(begin)

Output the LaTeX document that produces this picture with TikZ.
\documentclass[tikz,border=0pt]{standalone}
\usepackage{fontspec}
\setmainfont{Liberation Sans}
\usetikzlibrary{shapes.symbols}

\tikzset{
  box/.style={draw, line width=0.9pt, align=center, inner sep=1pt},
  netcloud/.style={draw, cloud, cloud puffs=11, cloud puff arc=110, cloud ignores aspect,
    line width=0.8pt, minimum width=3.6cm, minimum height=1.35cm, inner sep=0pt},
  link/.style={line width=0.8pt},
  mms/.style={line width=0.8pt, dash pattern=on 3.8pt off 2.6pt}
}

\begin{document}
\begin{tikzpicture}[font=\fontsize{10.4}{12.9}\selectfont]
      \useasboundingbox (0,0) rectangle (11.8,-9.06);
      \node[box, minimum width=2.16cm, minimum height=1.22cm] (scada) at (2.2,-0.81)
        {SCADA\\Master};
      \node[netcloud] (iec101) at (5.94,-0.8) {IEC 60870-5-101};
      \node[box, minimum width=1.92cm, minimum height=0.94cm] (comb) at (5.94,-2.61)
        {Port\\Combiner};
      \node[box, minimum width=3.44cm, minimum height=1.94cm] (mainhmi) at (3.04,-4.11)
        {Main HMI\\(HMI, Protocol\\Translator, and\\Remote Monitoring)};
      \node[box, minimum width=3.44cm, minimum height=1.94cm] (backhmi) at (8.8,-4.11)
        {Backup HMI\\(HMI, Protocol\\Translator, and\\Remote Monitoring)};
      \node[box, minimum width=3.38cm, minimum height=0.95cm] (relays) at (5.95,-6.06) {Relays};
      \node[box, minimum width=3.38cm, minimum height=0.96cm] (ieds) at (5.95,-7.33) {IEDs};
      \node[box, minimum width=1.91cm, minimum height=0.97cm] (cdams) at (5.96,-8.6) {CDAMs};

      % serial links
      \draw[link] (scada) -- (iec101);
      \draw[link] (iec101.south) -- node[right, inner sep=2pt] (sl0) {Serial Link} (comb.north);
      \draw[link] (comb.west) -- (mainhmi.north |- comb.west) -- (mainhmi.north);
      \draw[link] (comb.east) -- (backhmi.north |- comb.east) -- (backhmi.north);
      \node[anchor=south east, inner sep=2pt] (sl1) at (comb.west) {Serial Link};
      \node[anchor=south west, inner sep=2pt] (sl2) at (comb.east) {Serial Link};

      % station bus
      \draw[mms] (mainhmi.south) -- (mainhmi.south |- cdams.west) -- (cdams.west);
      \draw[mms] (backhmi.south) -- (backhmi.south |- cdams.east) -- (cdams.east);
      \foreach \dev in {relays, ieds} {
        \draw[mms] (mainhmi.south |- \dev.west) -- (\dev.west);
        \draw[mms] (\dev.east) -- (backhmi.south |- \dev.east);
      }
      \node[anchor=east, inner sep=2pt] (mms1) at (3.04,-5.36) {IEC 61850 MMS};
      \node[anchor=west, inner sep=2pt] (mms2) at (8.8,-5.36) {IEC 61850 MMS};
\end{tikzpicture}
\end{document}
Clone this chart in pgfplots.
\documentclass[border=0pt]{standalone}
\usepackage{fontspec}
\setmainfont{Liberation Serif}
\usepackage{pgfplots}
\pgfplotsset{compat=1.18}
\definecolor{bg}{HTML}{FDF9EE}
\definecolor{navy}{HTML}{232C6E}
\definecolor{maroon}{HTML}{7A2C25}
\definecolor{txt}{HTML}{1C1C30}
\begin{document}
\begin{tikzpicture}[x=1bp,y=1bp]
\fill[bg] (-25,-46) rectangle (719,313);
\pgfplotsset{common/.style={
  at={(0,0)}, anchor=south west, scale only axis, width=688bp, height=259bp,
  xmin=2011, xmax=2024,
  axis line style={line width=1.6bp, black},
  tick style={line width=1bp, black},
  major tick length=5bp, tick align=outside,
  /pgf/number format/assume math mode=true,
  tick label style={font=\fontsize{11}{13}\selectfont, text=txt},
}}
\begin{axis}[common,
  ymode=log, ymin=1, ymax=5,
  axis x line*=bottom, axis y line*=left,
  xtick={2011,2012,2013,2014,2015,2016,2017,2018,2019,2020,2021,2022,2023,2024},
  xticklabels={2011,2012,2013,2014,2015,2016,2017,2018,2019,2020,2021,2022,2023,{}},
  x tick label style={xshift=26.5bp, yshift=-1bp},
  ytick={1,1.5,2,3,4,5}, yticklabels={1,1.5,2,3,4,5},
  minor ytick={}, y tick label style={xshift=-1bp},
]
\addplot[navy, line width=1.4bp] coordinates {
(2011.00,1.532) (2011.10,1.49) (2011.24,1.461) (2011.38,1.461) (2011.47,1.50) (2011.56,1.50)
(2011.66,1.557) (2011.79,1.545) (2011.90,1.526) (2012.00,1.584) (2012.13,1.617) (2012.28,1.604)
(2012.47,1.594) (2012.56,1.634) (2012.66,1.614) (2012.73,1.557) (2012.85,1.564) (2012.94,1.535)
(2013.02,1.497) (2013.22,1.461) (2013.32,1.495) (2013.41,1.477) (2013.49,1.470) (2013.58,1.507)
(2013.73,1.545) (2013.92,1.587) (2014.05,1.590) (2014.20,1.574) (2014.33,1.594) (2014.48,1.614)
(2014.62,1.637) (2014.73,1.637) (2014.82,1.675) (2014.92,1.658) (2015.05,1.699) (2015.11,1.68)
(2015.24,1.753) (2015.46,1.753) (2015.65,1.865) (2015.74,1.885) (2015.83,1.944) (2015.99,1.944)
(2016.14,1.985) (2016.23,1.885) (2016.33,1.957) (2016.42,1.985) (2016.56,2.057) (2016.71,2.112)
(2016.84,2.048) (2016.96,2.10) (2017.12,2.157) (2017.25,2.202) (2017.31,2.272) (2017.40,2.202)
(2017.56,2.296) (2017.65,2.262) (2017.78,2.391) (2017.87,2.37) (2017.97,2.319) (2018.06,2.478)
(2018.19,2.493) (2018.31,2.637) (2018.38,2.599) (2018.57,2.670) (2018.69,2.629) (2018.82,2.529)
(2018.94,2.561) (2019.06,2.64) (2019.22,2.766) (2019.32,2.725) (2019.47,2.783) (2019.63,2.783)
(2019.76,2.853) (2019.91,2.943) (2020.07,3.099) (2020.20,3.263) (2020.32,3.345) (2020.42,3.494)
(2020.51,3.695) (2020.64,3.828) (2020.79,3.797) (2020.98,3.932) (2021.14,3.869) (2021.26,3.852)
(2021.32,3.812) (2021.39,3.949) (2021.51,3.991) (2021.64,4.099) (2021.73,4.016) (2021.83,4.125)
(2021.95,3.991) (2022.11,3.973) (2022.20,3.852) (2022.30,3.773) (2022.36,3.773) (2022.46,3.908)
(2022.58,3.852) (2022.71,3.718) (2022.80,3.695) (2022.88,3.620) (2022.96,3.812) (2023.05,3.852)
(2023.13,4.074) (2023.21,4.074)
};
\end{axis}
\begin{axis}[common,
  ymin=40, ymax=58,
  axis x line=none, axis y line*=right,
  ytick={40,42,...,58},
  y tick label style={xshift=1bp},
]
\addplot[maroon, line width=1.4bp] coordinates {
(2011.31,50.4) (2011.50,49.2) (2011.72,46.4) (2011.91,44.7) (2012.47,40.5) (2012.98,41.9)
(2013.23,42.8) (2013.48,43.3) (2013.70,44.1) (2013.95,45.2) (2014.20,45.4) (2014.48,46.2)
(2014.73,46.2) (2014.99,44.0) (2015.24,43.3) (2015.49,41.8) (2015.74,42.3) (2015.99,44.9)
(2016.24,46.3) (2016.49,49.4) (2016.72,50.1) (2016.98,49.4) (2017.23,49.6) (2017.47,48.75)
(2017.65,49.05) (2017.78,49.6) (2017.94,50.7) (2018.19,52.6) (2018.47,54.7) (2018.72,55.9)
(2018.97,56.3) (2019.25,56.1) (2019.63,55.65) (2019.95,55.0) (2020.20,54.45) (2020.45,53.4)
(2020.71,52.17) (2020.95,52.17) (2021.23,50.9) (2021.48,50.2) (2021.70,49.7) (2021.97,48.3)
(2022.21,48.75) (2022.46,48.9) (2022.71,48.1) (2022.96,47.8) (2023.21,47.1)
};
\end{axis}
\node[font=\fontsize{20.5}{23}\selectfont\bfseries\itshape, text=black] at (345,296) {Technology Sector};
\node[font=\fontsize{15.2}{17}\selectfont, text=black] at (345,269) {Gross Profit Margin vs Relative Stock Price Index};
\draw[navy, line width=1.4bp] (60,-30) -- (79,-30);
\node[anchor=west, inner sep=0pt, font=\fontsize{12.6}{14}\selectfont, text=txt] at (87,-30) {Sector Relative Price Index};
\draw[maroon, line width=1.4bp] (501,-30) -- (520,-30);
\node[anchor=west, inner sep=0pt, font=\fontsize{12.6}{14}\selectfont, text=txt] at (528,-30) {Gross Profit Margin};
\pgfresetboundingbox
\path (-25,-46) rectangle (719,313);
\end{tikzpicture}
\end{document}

(end)

TO BE DONE: Reprint the data above from the opening line to the line holding "minimum width=1.91cm, minimum", inclusive, and nothing else.

TASK RESPONSE:
Output the LaTeX document that produces this picture with TikZ.
\documentclass[tikz,border=0pt]{standalone}
\usepackage{fontspec}
\setmainfont{Liberation Sans}
\usetikzlibrary{shapes.symbols}

\tikzset{
  box/.style={draw, line width=0.9pt, align=center, inner sep=1pt},
  netcloud/.style={draw, cloud, cloud puffs=11, cloud puff arc=110, cloud ignores aspect,
    line width=0.8pt, minimum width=3.6cm, minimum height=1.35cm, inner sep=0pt},
  link/.style={line width=0.8pt},
  mms/.style={line width=0.8pt, dash pattern=on 3.8pt off 2.6pt}
}

\begin{document}
\begin{tikzpicture}[font=\fontsize{10.4}{12.9}\selectfont]
      \useasboundingbox (0,0) rectangle (11.8,-9.06);
      \node[box, minimum width=2.16cm, minimum height=1.22cm] (scada) at (2.2,-0.81)
        {SCADA\\Master};
      \node[netcloud] (iec101) at (5.94,-0.8) {IEC 60870-5-101};
      \node[box, minimum width=1.92cm, minimum height=0.94cm] (comb) at (5.94,-2.61)
        {Port\\Combiner};
      \node[box, minimum width=3.44cm, minimum height=1.94cm] (mainhmi) at (3.04,-4.11)
        {Main HMI\\(HMI, Protocol\\Translator, and\\Remote Monitoring)};
      \node[box, minimum width=3.44cm, minimum height=1.94cm] (backhmi) at (8.8,-4.11)
        {Backup HMI\\(HMI, Protocol\\Translator, and\\Remote Monitoring)};
      \node[box, minimum width=3.38cm, minimum height=0.95cm] (relays) at (5.95,-6.06) {Relays};
      \node[box, minimum width=3.38cm, minimum height=0.96cm] (ieds) at (5.95,-7.33) {IEDs};
      \node[box, minimum width=1.91cm, minimum height=0.97cm] (cdams) at (5.96,-8.6) {CDAMs};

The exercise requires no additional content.